April Peters-Hawkins
As president of the University Council for Educational Administration, April Peters-Hawkins is helping shape the training of school leaders as well as public policy.

Posted March 1, 2017 – From middle school teacher to principal to college professor, April Peters-Hawkins has an in-the-trenches view of urban education. Now, as president of the University Council for Educational Administration, she’s helping shape the training of school leaders as well as public policy.

Peters-Hawkins joined the University of Houston College of Education in August 2016 as associate professor and director of the Doctor of Education program in the Department of Educational Leadership and Policy Studies. Passing up a job in corporate America, she got her start in teaching in New Jersey through Teach for America. “I say that proudly, although there’s a lot of discontent with TFA in a lot of ways,” she says, “and I understand that.”

Peters-Hawkins later worked as a high school principal in Baltimore and joined the University of Georgia in 2006 as an assistant professor. She said she was drawn to the Houston job because it offered an opportunity to be embedded in one of the nation’s largest, most diverse cities as she helped build the doctoral program. (The warm climate helped, too.)

Between meetings, Peters-Hawkins took a break to reflect on her journey and the biggest issues in education today.

Becoming a teacher: “I fell in love with teaching.
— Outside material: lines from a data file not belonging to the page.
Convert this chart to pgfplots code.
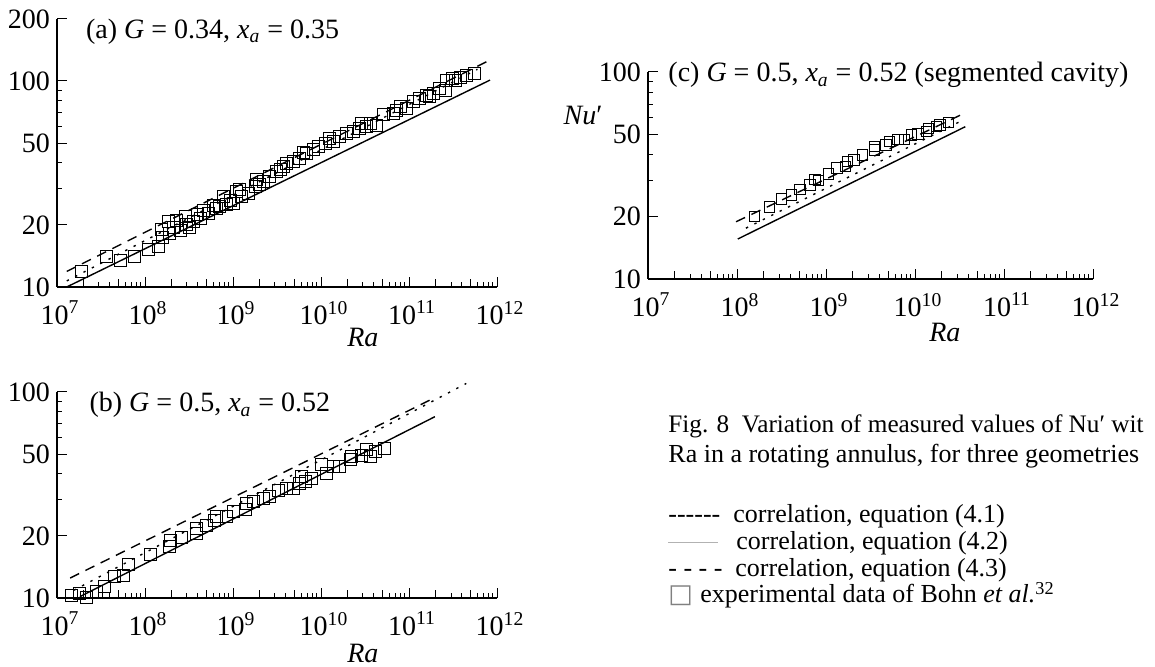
\documentclass[border=0pt]{standalone}
\usepackage{fontspec}
\setmainfont{Liberation Serif}
\newfontfamily\dejavu{DejaVu Sans}
\usepackage{pgfplots}
\pgfplotsset{compat=1.18}

\newcommand{\bigf}{\fontsize{14}{16}\selectfont}
\newcommand{\capf}{\fontsize{13}{15}\selectfont}

\begin{document}
\begin{tikzpicture}
\useasboundingbox (0,0) rectangle (577.5pt,333.5pt);

% ---------------- panel (a)
\begin{axis}[xmode=log, ymode=log, scale only axis,
    axis x line*=bottom, axis y line*=left,
    x axis line style={-}, y axis line style={-},
    axis line style={line width=0.6pt},
    xmin=1e7, xmax=1e12, tick align=inside,
    xtick={1e7,1e8,1e9,1e10,1e11,1e12},
    xticklabels={10\textsuperscript{7},10\textsuperscript{8},10\textsuperscript{9},10\textsuperscript{10},10\textsuperscript{11},10\textsuperscript{12}},
    minor xtick={3e7,4e7,6e7,7e7,8e7,9e7,3e8,4e8,6e8,7e8,8e8,9e8,3e9,4e9,6e9,7e9,8e9,9e9,3e10,4e10,6e10,7e10,8e10,9e10,3e11,4e11,6e11,7e11,8e11,9e11},
    extra x ticks={2e7,5e7,2e8,5e8,2e9,5e9,2e10,5e10,2e11,5e11},
    extra x tick labels={}, extra x tick style={major tick length=4pt},
    minor ytick={30,40,60,70,80,90},
    major tick length=5pt, minor tick length=2.5pt,
    tick style={black, line width=0.5pt},
    tick label style={font=\bigf}, xticklabel style={yshift=-3.5pt, xshift=1.5pt},
    clip=false,
    xlabel={\bigf\textit{Ra}},
    xlabel style={at={(axis description cs:0.695,0)}, anchor=center, yshift=-25pt},
    at={(28.5pt,190pt)}, anchor=south west,
    width=220pt, height=134pt, ymin=10, ymax=200,
    ytick={10,20,50,100,200}, yticklabels={10,20,50,100,200}]
\addplot[black, line width=0.7pt, dash pattern=on 5pt off 3.5pt] coordinates {(1.29e7,11.9) (7.59e11,124)};
\addplot[black, line width=0.7pt, dash pattern=on 1.2pt off 3.5pt] coordinates {(1.29e7,10.7) (6.0e11,114)};
\addplot[black, line width=0.7pt] coordinates {(1.29e7,10.0) (8.32e11,101)};
\addplot[only marks, mark=square, mark size=3pt, mark options={line width=0.5pt, black}] coordinates {
(1.905e7,11.9) (3.67e7,14.1) (5.2e7,13.4) (7.69e7,14.0) (1.09e8,15.2)
(1.416e8,15.8) (1.549e8,19.1) (1.923e8,18.2) (1.84e8,20.7) (2.29e8,21.1)
(2.5e8,18.9) (2.85e8,21.9) (2.95e8,20.0) (3.54e8,20.7) (4.22e8,21.5)
(4.57e8,23.6) (5.25e8,22.8) (5.97e8,25.0) (7.11e8,24.6) (7.76e8,27.4)
(9.25e8,26.4) (1.0e9,25.5) (1.096e9,29.0) (1.26e9,27.4) (1.49e9,28.5)
(1.78e9,30.7) (1.86e9,33.1) (2.21e9,32.4) (2.63e9,34.3) (3.14e9,36.3)
(3.72e9,38.4) (4.07e9,39.9) (4.85e9,40.6) (5.75e9,42.2) (6.87e9,44.6)
(8.13e9,46.3) (9.33e9,48.0) (1.11e10,49.8) (1.38e10,50.7) (1.64e10,53.7)
(1.95e10,55.7) (2.33e10,56.8) (2.75e10,58.9) (2.88e10,62.4) (3.61e10,62.4)
(4.27e10,61.1) (5.13e10,68.4) (6.61e10,69.7) (7.91e10,75.0) (9.42e10,73.6)
(1.12e11,79.4) (1.33e11,82.4) (1.58e11,85.5) (1.89e11,87.1) (2.24e11,92.2)
(2.57e11,90.4) (2.69e11,101) (3.16e11,103) (3.80e11,104) (4.53e11,106)
(5.62e11,109)
(1.6e8,17.3) (2.1e8,19.5) (3.2e8,19.5) (3.9e8,22.5) (6.5e8,24.0)
(8.5e8,25.2) (1.2e9,29.8) (2.0e9,31.5) (3.5e9,37.0) (6.3e9,45.0)
(1.25e10,52.5) (3.3e10,60.0) (7.2e10,72.0) (1.7e11,84.0) (3.4e11,100)
};
\node[anchor=base west, font=\bigf] at (axis description cs:0.05,0.929)
  {(a) \textit{G} = 0.34, \textit{x}\textsubscript{\textit{a}} = 0.35};
\end{axis}

% ---------------- panel (b)
\begin{axis}[xmode=log, ymode=log, scale only axis,
    axis x line*=bottom, axis y line*=left,
    x axis line style={-}, y axis line style={-},
    axis line style={line width=0.6pt},
    xmin=1e7, xmax=1e12, tick align=inside,
    xtick={1e7,1e8,1e9,1e10,1e11,1e12},
    xticklabels={10\textsuperscript{7},10\textsuperscript{8},10\textsuperscript{9},10\textsuperscript{10},10\textsuperscript{11},10\textsuperscript{12}},
    minor xtick={3e7,4e7,6e7,7e7,8e7,9e7,3e8,4e8,6e8,7e8,8e8,9e8,3e9,4e9,6e9,7e9,8e9,9e9,3e10,4e10,6e10,7e10,8e10,9e10,3e11,4e11,6e11,7e11,8e11,9e11},
    extra x ticks={2e7,5e7,2e8,5e8,2e9,5e9,2e10,5e10,2e11,5e11},
    extra x tick labels={}, extra x tick style={major tick length=4pt},
    minor ytick={30,40,60,70,80,90},
    major tick length=5pt, minor tick length=2.5pt,
    tick style={black, line width=0.5pt},
    tick label style={font=\bigf}, xticklabel style={yshift=-3.5pt, xshift=1.5pt},
    clip=false,
    xlabel={\bigf\textit{Ra}},
    xlabel style={at={(axis description cs:0.695,0)}, anchor=center, yshift=-27.5pt},
    at={(28.5pt,34.5pt)}, anchor=south west,
    width=220pt, height=103pt, ymin=10, ymax=100,
    ytick={10,20,50,100}, yticklabels={10,20,50,100}]
\addplot[black, line width=0.7pt, dash pattern=on 5pt off 3.5pt] coordinates {(1.41e7,12.5) (1.89e11,93.1)};
\addplot[black, line width=0.7pt, dash pattern=on 1.2pt off 3.5pt] coordinates {(1.55e7,10.9) (4.47e11,110)};
\addplot[black, line width=0.7pt] coordinates {(1.82e7,10.15) (1.97e11,75.9)};
\addplot[only marks, mark=square, mark size=3pt, mark options={line width=0.5pt, black}] coordinates {
(1.47e7,10.3) (1.82e7,10.5) (2.17e7,10.1) (2.82e7,10.7) (3.51e7,11.4)
(4.56e7,12.7) (5.66e7,12.9) (6.46e7,14.5) (1.14e8,16.2) (1.92e8,17.7)
(1.95e8,19.1) (2.61e8,19.7) (3.87e8,20.6) (3.87e8,21.8) (5.01e8,22.6)
(6.24e8,23.9) (6.53e8,24.8) (8.47e8,24.8) (1.01e9,26.3) (1.37e9,26.8)
(1.43e9,28.8) (1.70e9,29.3) (2.21e9,30.5) (2.63e9,31.0) (3.27e9,33.4)
(4.07e9,34.1) (4.85e9,34.1) (5.75e9,36.1) (6.03e9,38.8) (6.58e9,36.7)
(7.83e9,38.1) (1.02e10,44.3) (1.16e10,40.3) (1.38e10,43.4) (1.64e10,43.4)
(2.14e10,46.8) (2.24e10,48.5) (2.88e10,49.4) (3.31e10,52.3) (3.61e10,48.5)
(4.11e10,51.3) (5.33e10,53.3)
};
\node[anchor=base west, font=\bigf] at (axis description cs:0.058,0.904)
  {(b) \textit{G} = 0.5, \textit{x}\textsubscript{\textit{a}} = 0.52};
\end{axis}

% ---------------- panel (c)
\begin{axis}[xmode=log, ymode=log, scale only axis,
    axis x line*=bottom, axis y line*=left,
    x axis line style={-}, y axis line style={-},
    axis line style={line width=0.6pt},
    xmin=1e7, xmax=1e12, tick align=inside,
    xtick={1e7,1e8,1e9,1e10,1e11,1e12},
    xticklabels={10\textsuperscript{7},10\textsuperscript{8},10\textsuperscript{9},10\textsuperscript{10},10\textsuperscript{11},10\textsuperscript{12}},
    minor xtick={3e7,4e7,6e7,7e7,8e7,9e7,3e8,4e8,6e8,7e8,8e8,9e8,3e9,4e9,6e9,7e9,8e9,9e9,3e10,4e10,6e10,7e10,8e10,9e10,3e11,4e11,6e11,7e11,8e11,9e11},
    extra x ticks={2e7,5e7,2e8,5e8,2e9,5e9,2e10,5e10,2e11,5e11},
    extra x tick labels={}, extra x tick style={major tick length=4pt},
    minor ytick={30,40,60,70,80,90},
    major tick length=5pt, minor tick length=2.5pt,
    tick style={black, line width=0.5pt},
    tick label style={font=\bigf}, xticklabel style={yshift=-3.5pt, xshift=1.5pt},
    clip=false,
    xlabel={\bigf\textit{Ra}},
    xlabel style={at={(axis description cs:0.667,0)}, anchor=center, yshift=-26.5pt},
    ylabel={\bigf\textit{Nu}′},
    ylabel style={at={(axis description cs:-0.146,0.792)}, anchor=center, rotate=-90},
    at={(324pt,194pt)}, anchor=south west,
    width=222.5pt, height=103.5pt, ymin=10, ymax=100,
    ytick={10,20,50,100}, yticklabels={10,20,50,100}]
\addplot[black, line width=0.7pt, dash pattern=on 5pt off 3.5pt] coordinates {(9.75e7,18.9) (3.67e10,63.5)};
\addplot[black, line width=0.7pt, dash pattern=on 1.2pt off 3.5pt] coordinates {(1.26e8,17.6) (3.55e10,58.9)};
\addplot[black, line width=0.7pt] coordinates {(1.02e8,15.6) (3.67e10,54.4)};
\addplot[only marks, mark=square, mark size=2.6pt, mark options={line width=0.5pt, black}] coordinates {
(1.57e8,20.0) (2.33e8,22.3) (3.16e8,24.3) (4.11e8,25.5) (5.11e8,27.1)
(6.64e8,28.4) (7.55e8,30.3) (8.26e8,29.9) (1.07e9,32.2) (1.33e9,34.3)
(1.66e9,34.9) (1.73e9,36.9) (2.07e9,37.6) (2.57e9,39.7) (3.48e9,42.0)
(3.48e9,43.6) (4.72e9,44.4) (5.16e9,46.0) (6.41e9,47.3) (7.64e9,47.3)
(9.08e9,49.7) (1.08e10,50.2) (1.34e10,51.5) (1.41e10,53.5) (1.75e10,54.5)
(1.91e10,55.5) (2.37e10,56.9)
};
\node[anchor=base west, font=\bigf] at (axis description cs:0.03,0.952)
  {(c) \textit{G} = 0.5, \textit{x}\textsubscript{\textit{a}} = 0.52 (segmented cavity)};
\end{axis}

% ---------------- caption and key
\node[anchor=base west, font=\fontsize{12.6}{15}\selectfont, inner sep=0pt] at (334pt,117pt)
  {Fig. 8\ \ Variation of measured values of Nu′ wit};
\node[anchor=base west, font=\capf, inner sep=0pt] at (334pt,102pt)
  {Ra in a rotating annulus, for three geometries};
\node[anchor=base west, font=\capf, inner sep=0pt] at (334pt,72pt) {-{}-{}-{}-{}-{}-};
\node[anchor=base west, font=\capf, inner sep=0pt] at (366.5pt,72pt) {correlation, equation (4.1)};
\node[anchor=base west, font=\capf, inner sep=0pt] at (334pt,58.5pt)
  {\textcolor{gray!60}{\rule[3.3pt]{25pt}{0.5pt}}};
\node[anchor=base west, font=\capf, inner sep=0pt] at (368pt,58.5pt) {correlation, equation (4.2)};
\node[anchor=base west, font=\capf, inner sep=0pt] at (334pt,45pt) {- - - -};
\node[anchor=base west, font=\capf, inner sep=0pt] at (367.5pt,45pt) {correlation, equation (4.3)};
\node[anchor=base west, font=\capf, inner sep=0pt] at (334pt,32pt) {\textcolor{gray}{\dejavu □}};
\node[anchor=base west, font=\capf, inner sep=0pt] at (350pt,32pt) {experimental data of Bohn \textit{et al.}\textsuperscript{32}};
\end{tikzpicture}
\end{document}
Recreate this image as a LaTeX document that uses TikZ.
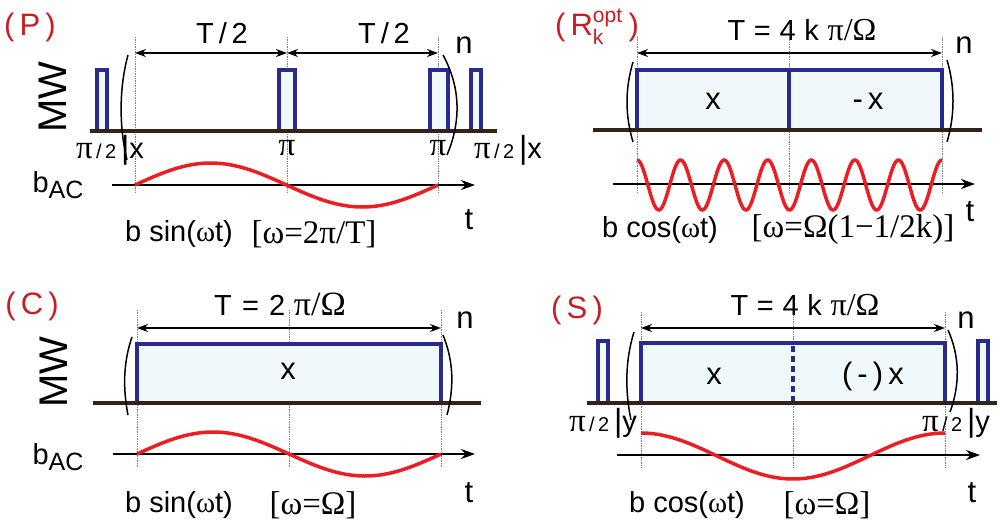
\documentclass[tikz,border=0pt]{standalone}
\usepackage{fontspec}
\setmainfont{Liberation Sans}
\newfontfamily\symf{Liberation Serif}
\usetikzlibrary{arrows.meta}
\definecolor{mwblue}{RGB}{40,42,140}
\definecolor{mwfill}{RGB}{240,248,252}
\definecolor{acred}{RGB}{235,30,35}
\definecolor{tagred}{RGB}{200,30,35}
\definecolor{basebrown}{RGB}{50,35,25}
\newcommand{\fsz}[1]{\fontsize{#1}{#1}\selectfont}
\newcommand{\bac}{b\raisebox{-0.35ex}{\fsz{25}AC}}
\newcommand{\halfpi}[1]{{\fsz{33}\symf π}{\fsz{20}\,/\,2}\,{\fsz{32}|}#1}

\begin{document}
\begin{tikzpicture}[x=1pt,y=-1pt,
    base/.style={line width=3.5pt, draw=basebrown},
    pulse/.style={line width=3.2pt, draw=mwblue, fill=mwfill},
    guide/.style={densely dotted, gray, line width=0.7pt},
    span/.style={{Stealth[length=11pt,width=8pt]}-{Stealth[length=11pt,width=8pt]}, line width=1.4pt},
    taxis/.style={-{Stealth[length=14pt,width=10pt]}, line width=1.8pt},
    wave/.style={line width=3.5pt, acred},
    paren/.style={line width=1.5pt},
    txt/.style={inner sep=0pt, font=\fsz{29}},
    frm/.style={inner sep=0pt, font=\fsz{33}\symf},
    tag/.style={inner sep=0pt, font=\fsz{31}, text=tagred},
    big/.style={inner sep=0pt, font=\fsz{29}},
    lab/.style={inner sep=0pt, font=\fsz{31}},
    mwlab/.style={inner sep=0pt, font=\fsz{40}, rotate=90}]
    \useasboundingbox (0,0) rectangle (1000,523);

    % (P) periodic pi pulses
    \node[tag] (P-tag) at (30,27) {(\,P\,)};
    \node[mwlab] (P-mw) at (53,97) {MW};
    \foreach \gx in {135,287,438} \draw[guide] (\gx,37) -- (\gx,192);
    \coordinate (P-a) at (135,53);
    \coordinate (P-b) at (287,53);
    \coordinate (P-c) at (438,53);
    \draw[span] (P-a) -- (P-b);
    \draw[span] (P-b) -- (P-c);
    \node[big] (P-t1) at (222,33) {T\,/\,2};
    \node[big] (P-t2) at (384,33) {T\,/\,2};
    \node[lab] (P-n) at (464,45) {n};
    \draw[pulse] (97,131) rectangle (107,70);
    \draw[pulse] (279,131) rectangle (295,70);
    \draw[pulse] (430,131) rectangle (448,70);
    \draw[pulse] (471,131) rectangle (481,70);
    \draw[base] (90,131) -- (497,131);
    \draw[paren] (128,55) .. controls (119,88) and (119,127) .. (127,160);
    \draw[paren] (443,55) .. controls (461,88) and (461,122) .. (447,155);
    \node[txt] (P-l1) at (110,150) {\halfpi{x}};
    \node[frm] (P-l2) at (287,148) {π};
    \node[frm] (P-l3) at (438,148) {π};
    \node[txt] (P-l4) at (508,150) {\halfpi{x}};
    \node[txt] (P-bac) at (58,185) {\bac};
    \coordinate (P-s) at (112,185);
    \coordinate (P-e) at (475,185);
    \draw[taxis] (P-s) -- (P-e);
    \draw[wave] plot[domain=135:438, samples=80] (\x,{185-22*sin((\x-135)/303*360)});
    \node[lab] (P-t) at (469,220) {t};
    \node[txt] (P-f1) at (179,234) {b sin({\symf ω}t)};
    \node[frm] (P-f2) at (314,234) {[ω=2π/T]};

    % (R) optimal sequence
    \node[tag] (R-tag) at (597,27) {(\,R\rlap{\raisebox{13pt}{\fsz{21}opt}}\raisebox{-9pt}{\fsz{21}k}\hspace{20pt}\,)};
    \foreach \gx in {637,789,942} \draw[guide] (\gx,37) -- (\gx,192);
    \coordinate (R-a) at (637,53);
    \coordinate (R-c) at (942,53);
    \draw[span] (R-a) -- (R-c);
    \node[big] (R-T) at (802,30) {T\hspace{0.3em}=\hspace{0.3em}4\hspace{0.3em}k\hspace{0.3em}{\fsz{32}\symf π/Ω}};
    \node[lab] (R-n) at (964,45) {n};
    \draw[pulse] (637,130) rectangle (789,70);
    \draw[pulse] (789,130) rectangle (942,70);
    \draw[base] (593,130) -- (982,130);
    \node[lab] (R-x1) at (713,101) {x};
    \node[lab] (R-x2) at (868,101) {-\,x};
    \draw[paren] (633,62) .. controls (625,89) and (625,115) .. (633,142);
    \draw[paren] (947,60) .. controls (955,87) and (955,115) .. (947,142);
    \coordinate (R-s) at (613,184);
    \coordinate (R-e) at (975,184);
    \draw[taxis] (R-s) -- (R-e);
    \draw[wave] plot[domain=637:942, samples=250] (\x,{185-25*cos((\x-637)/305*2520)});
    \node[lab] (R-t) at (970,212) {t};
    \node[txt] (R-f1) at (660,230) {b cos({\symf ω}t)};
    \node[frm] (R-f2) at (853,230) {[ω=Ω(1−1/2k)]};

    % (C) continuous driving
    \node[tag] (C-tag) at (32,306) {(\,C\,)};
    \node[mwlab] (C-mw) at (54,372) {MW};
    \foreach \gx in {137,289,441} \draw[guide] (\gx,310) -- (\gx,467);
    \coordinate (C-a) at (137,328);
    \coordinate (C-c) at (441,328);
    \draw[span] (C-a) -- (C-c);
    \node[big] (C-T) at (280,304) {T\hspace{0.35em}=\hspace{0.35em}2\hspace{0.3em}{\fsz{34}\symf π/Ω}};
    \node[lab] (C-n) at (465,320) {n};
    \draw[pulse] (137,403) rectangle (441,344);
    \draw[base] (93,403) -- (481,403);
    \node[lab] (C-x) at (288,371) {x};
    \draw[paren] (132,337) .. controls (123,363) and (123,389) .. (128,415);
    \draw[paren] (443,335) .. controls (454,362) and (454,388) .. (447,415);
    \node[txt] (C-bac) at (58,457) {\bac};
    \coordinate (C-s) at (113,454);
    \coordinate (C-e) at (475,454);
    \draw[taxis] (C-s) -- (C-e);
    \draw[wave] plot[domain=137:441, samples=80] (\x,{454-22*sin((\x-137)/304*360)});
    \node[lab] (C-t) at (469,493) {t};
    \node[txt] (C-f1) at (179,505) {b sin({\symf ω}t)};
    \node[frm] (C-f2) at (313,505) {[ω=Ω]};

    % (S) spin locking
    \node[tag] (S-tag) at (577,310) {(\,S\,)};
    \foreach \gx in {641,793,945} \draw[guide] (\gx,312) -- (\gx,467);
    \coordinate (S-a) at (641,328);
    \coordinate (S-c) at (945,328);
    \draw[span] (S-a) -- (S-c);
    \node[big] (S-T) at (805,305) {T\hspace{0.3em}=\hspace{0.3em}4\hspace{0.3em}k\hspace{0.3em}{\fsz{32}\symf π/Ω}};
    \node[lab] (S-n) at (966,320) {n};
    \draw[pulse] (598,403) rectangle (608,341);
    \draw[pulse] (641,403) rectangle (945,343);
    \draw[pulse] (978,403) rectangle (988,341);
    \draw[mwblue, line width=3.2pt, dash pattern=on 6pt off 4pt] (793,346) -- (793,401);
    \draw[base] (587,403) -- (997,403);
    \node[lab] (S-x1) at (714,376) {x};
    \node[lab] (S-x2) at (873,376) {(\,-\,)\,x};
    \draw[paren] (634,332) .. controls (625,361) and (625,391) .. (631,420);
    \draw[paren] (948,330) .. controls (960,357) and (960,385) .. (950,412);
    \node[txt] (S-l1) at (603,423) {\halfpi{y}};
    \node[txt] (S-l2) at (956,423) {\halfpi{y}};
    \coordinate (S-s) at (617,455);
    \coordinate (S-e) at (980,455);
    \draw[taxis] (S-s) -- (S-e);
    \draw[wave] plot[domain=641:945, samples=80] (\x,{456-23*cos((\x-641)/304*360)});
    \node[lab] (S-t) at (972,493) {t};
    \node[txt] (S-f1) at (687,505) {b cos({\symf ω}t)};
    \node[frm] (S-f2) at (827,505) {[ω=Ω]};
\end{tikzpicture}
\end{document}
I actually went into it because I wanted to be with kids all day. I ended up immediately falling in love with the idea of teaching and learning, how those things are reciprocal.”

Preparing educational leaders: “One issue we struggle with as a profession is figuring out how to effectively educate and support scholar practitioners. As we issue doctorates, we’re used to preparing scholars and researchers. We’re actually preparing people who are boots on the ground. One of the things we should be mindful of when we prepare scholar practitioners is how we engage them in the research process.”

Merging research and practice: “One of things we did at UGA was engage students in action research. In other words, their school site was a space for data collection. We wanted them to develop a skillset for identifying problems of practice, identifying means to collect data, figuring out how to interpret data and writing that up. That’s marrying the idea of what happens in practice with the research goals of academia. It’s not always a seamless process. I think we’ve gotten a lot closer.”

Leading UCEA, a consortium of higher education institutions working to advance educational leadership: “I would like to see the organization continue to do the good work it’s doing, to continue to be a presence at the policy table. UCEA has moved in a direction of being more vocal – around issues surrounding social justice and equity but also in terms of how do we diversify faculty and support people through the professoriate.”

Confronting the challenges in K-12 education: “My experience is specific to urban contexts, and I think in that space there are a lot of issues. Often the kids who need the most get the least. But there are these expectations around accountability, so the bar is the same for everybody. Most of us growing up didn’t grow up with those same rigorous accountability standards, and we turned out just fine. I think the way we’ve defined achievement is very narrow. It’s demolished the ability to see genius in ways beyond math and English and science. The kinetic, the musical or other ways in which we’re talented, they’re very much devalued.”                                        

Understanding the universality of leadership: “I have this conversation with my students all the time. We use a lot of examples from political leaders, military leadership and business in my classes because the concepts around leadership are fairly transferable from context to context. Certainly the fact that we work with children creates nuances we have to be aware of.”